La experiencias viajeras de Zweig alientan la envidia de quien escribe por los lugares donde vivió y por la gente que conoció, hombres que marcaron toda una generación, personas que en sus campos fueron inigualables y mostraban una enorme voluntad de diálogo con sus pares para aprender y mejorar. Aún así 1914 estaba cerca, muy cerca, y nuestro protagonista palpó su esencia cuando, habiendo preparado un idílico verano entre Bélgica y Baden, una banda de música dejó de tocar.
Sólo note que la melodía había cesado de golpe. Instintivamente levanté los ojos del libro. La multitud, que como una sola masa de colores claros paseaba entre los árboles, también daba la impresión de que había sufrido un cambio: de repente había detenido sus evoluciones Algo debía de haber pasado. Me levanté y vi que los músicos abandonaban el quiosco de la orquesta. También eso era extraño, pues el concierto solía durar una hora o más. Algo debía de haber cambiado aquella brusca interrupción. Mientras me acercaba, observé que la gente se agolpaba en agitados grupos ante el quiosco de música, alrededor de un comunicado, que, evidentemente, acababan de colgar allí. Tal como supe al cabo de unos minutos, se trataba de un telegrama anunciando que Su Alteza Imperial, el heredero del trono y su esposa, que habían ido a Bosnia para asistir a unas maniobras militares, habían caído víctimas de un vil atentado político.

28 de junio de 1914. La guerra y el adiós. Zweig retrata al Archiduque Francisco Fernando como un desconocido, un hombre que a nadie preocupaba y menos a la familia imperial, cansada de sus excentricidades y de su esposa.
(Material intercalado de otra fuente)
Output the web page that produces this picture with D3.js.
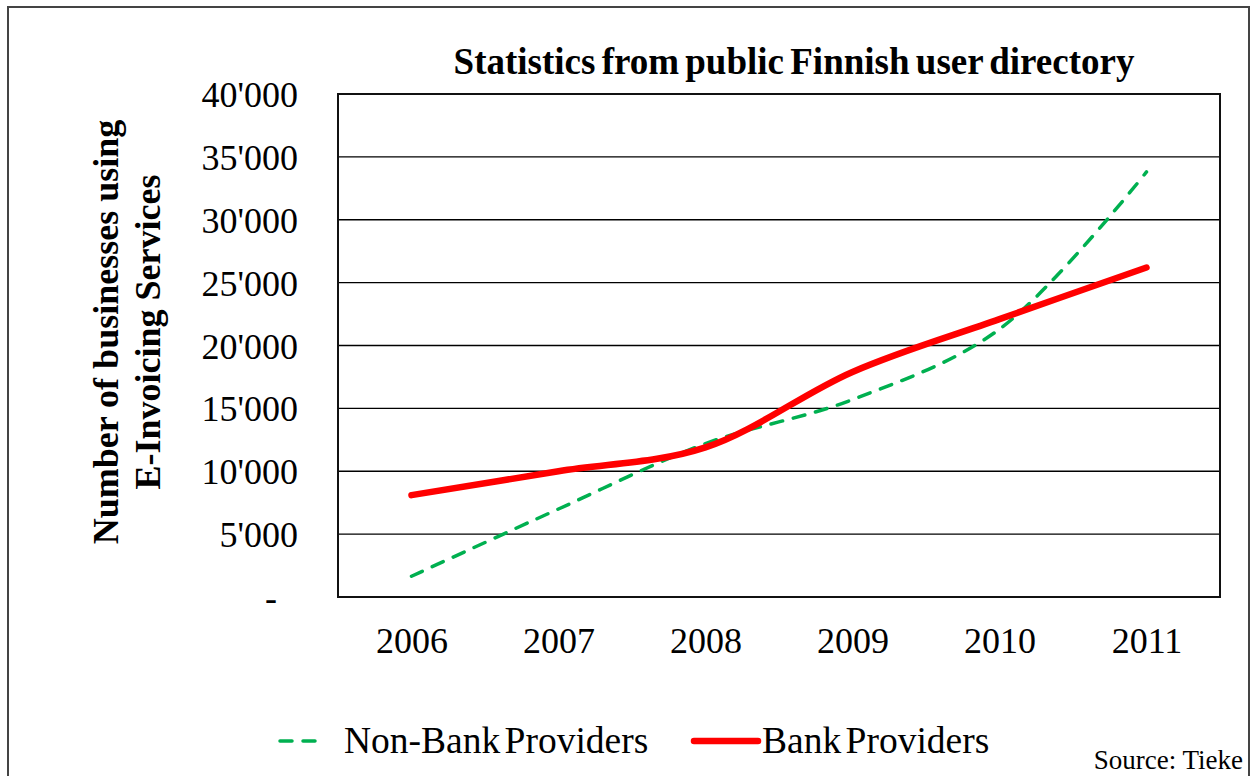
<!DOCTYPE html>
<html>
<head>
<meta charset="utf-8">
<script src="https://cdn.jsdelivr.net/npm/d3@7"></script>
<style>
  html, body { margin: 0; padding: 0; background: #fff; }
  svg text { font-family: "Liberation Serif", "Times New Roman", serif; fill: #000; }
</style>
</head>
<body>
<svg id="chart" width="1251" height="776"></svg>
<script>
// Years on the category axis
const years = ["2006", "2007", "2008", "2009", "2010", "2011"];
// Businesses using e-invoicing, by provider type
const nonBankProviders = [1650, 7000, 12200, 15700, 21300, 33800];
const bankProviders = [8100, 10000, 11900, 17900, 22100, 26200];
// Value axis ticks
const yTicks = [0, 5000, 10000, 15000, 20000, 25000, 30000, 35000, 40000];

const title = "Statistics from public Finnish user directory";
const yTitleLines = ["Number of businesses using", "E-Invoicing Services"];
const seriesNames = ["Non-Bank Providers", "Bank Providers"];
const sourceNote = "Source: Tieke";

const svg = d3.select("#chart");
const plot = { left: 338, right: 1220, top: 94, bottom: 597 };

// Outer frame
svg.append("rect")
  .attr("x", 8).attr("y", 7).attr("width", 1241).attr("height", 790)
  .attr("fill", "none").attr("stroke", "#444").attr("stroke-width", 2);

const x = d3.scalePoint().domain(years).range([plot.left, plot.right]).padding(0.5);
const y = d3.scaleLinear().domain([0, 40000]).range([plot.bottom, plot.top]);

// Horizontal gridlines
svg.append("g")
  .selectAll("line")
  .data(yTicks.filter(d => d > 0 && d < 40000))
  .join("line")
  .attr("x1", plot.left).attr("x2", plot.right)
  .attr("y1", d => y(d)).attr("y2", d => y(d))
  .attr("stroke", "#000").attr("stroke-width", 1.3);

// Plot frame
svg.append("rect")
  .attr("x", plot.left).attr("y", plot.top)
  .attr("width", plot.right - plot.left).attr("height", plot.bottom - plot.top)
  .attr("fill", "none").attr("stroke", "#111").attr("stroke-width", 2);

// Y axis labels
const fmt = d => d === 0 ? "-" : d3.format(",")(d).replace(/,/g, "'");
const yAxis = d3.axisLeft(y).tickValues(yTicks).tickFormat(fmt).tickSize(0).tickPadding(40);
const gy = svg.append("g").attr("transform", `translate(${plot.left},0)`).call(yAxis);
gy.select(".domain").remove();
gy.selectAll("text")
  .style("font-size", "36px")
  .attr("dy", "0.35em")
  .attr("dx", d => d === 0 ? -21 : 0);

// X axis labels
const xAxis = d3.axisBottom(x).tickSize(0).tickPadding(30);
const gx = svg.append("g").attr("transform", `translate(0,${plot.bottom})`).call(xAxis);
gx.select(".domain").remove();
gx.selectAll("text").style("font-size", "36px").attr("dy", "0.71em");

// Series lines (smoothed)
const line = d3.line()
  .x((d, i) => x(years[i]))
  .y(d => y(d))
  .curve(d3.curveCatmullRom.alpha(0.5));

svg.append("path")
  .datum(nonBankProviders)
  .attr("d", line)
  .attr("fill", "none")
  .attr("stroke", "#00b050")
  .attr("stroke-width", 3.5)
  .attr("stroke-dasharray", "12,11")
  .attr("stroke-linecap", "round");

svg.append("path")
  .datum(bankProviders)
  .attr("d", line)
  .attr("fill", "none")
  .attr("stroke", "#ff0000")
  .attr("stroke-width", 6.5)
  .attr("stroke-linecap", "round")
  .attr("stroke-linejoin", "round");

// Title
svg.append("text")
  .attr("x", 794).attr("y", 74)
  .attr("text-anchor", "middle")
  .style("font-size", "37px").style("font-weight", "bold")
  .style("word-spacing", "-3px")
  .text(title);

// Y axis title
const yt = svg.append("text")
  .attr("transform", "rotate(-90)")
  .style("font-size", "36px").style("font-weight", "bold")
  .attr("text-anchor", "middle");
yt.selectAll("tspan")
  .data(yTitleLines)
  .join("tspan")
  .attr("x", -332)
  .attr("y", (d, i) => 118 + i * 42)
  .text(d => d);

// Legend
const legY = 741;
svg.append("line")
  .attr("x1", 280).attr("x2", 322).attr("y1", legY).attr("y2", legY)
  .attr("stroke", "#00b050").attr("stroke-width", 3.5)
  .attr("stroke-dasharray", "12,11").attr("stroke-linecap", "round");
svg.append("text")
  .attr("x", 344).attr("y", legY + 12)
  .style("font-size", "37.5px")
  .style("word-spacing", "-5px")
  .text(seriesNames[0]);
svg.append("line")
  .attr("x1", 694).attr("x2", 758).attr("y1", legY).attr("y2", legY)
  .attr("stroke", "#ff0000").attr("stroke-width", 6.5).attr("stroke-linecap", "round");
svg.append("text")
  .attr("x", 762).attr("y", legY + 12)
  .style("font-size", "37.5px")
  .style("word-spacing", "-5px")
  .text(seriesNames[1]);

// Source note
svg.append("text")
  .attr("x", 1243).attr("y", 769)
  .attr("text-anchor", "end")
  .style("font-size", "27px")
  .text(sourceNote);
</script>
</body>
</html>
Pasaron unas horas y la música siguió después del leve parón. El heredero no fue enterrado en la cripta de los capuchinos. No sonaban tambores bélicos hasta que, extrañamente, los periódicos empezaron a adoptar un tono agresivo que seguramente procedía de las altas esferas. El resto es historia conocida, aunque no lo es tanto el papel que el nómada de la literatura ejerció durante el conflicto en el Archivo de Guerra, labor que él mismo disminuye porque prefiere adornar su biografía con sus encuentros en la neutral Suiza con Romain Rolland para fabricar la unidad espiritual de Europa, genial idea que por desgracia no avanzó y sucumbió, pese a su empuje en la década de los veinte, al vendaval nacionalsocialista de viento reduccionista y criminal.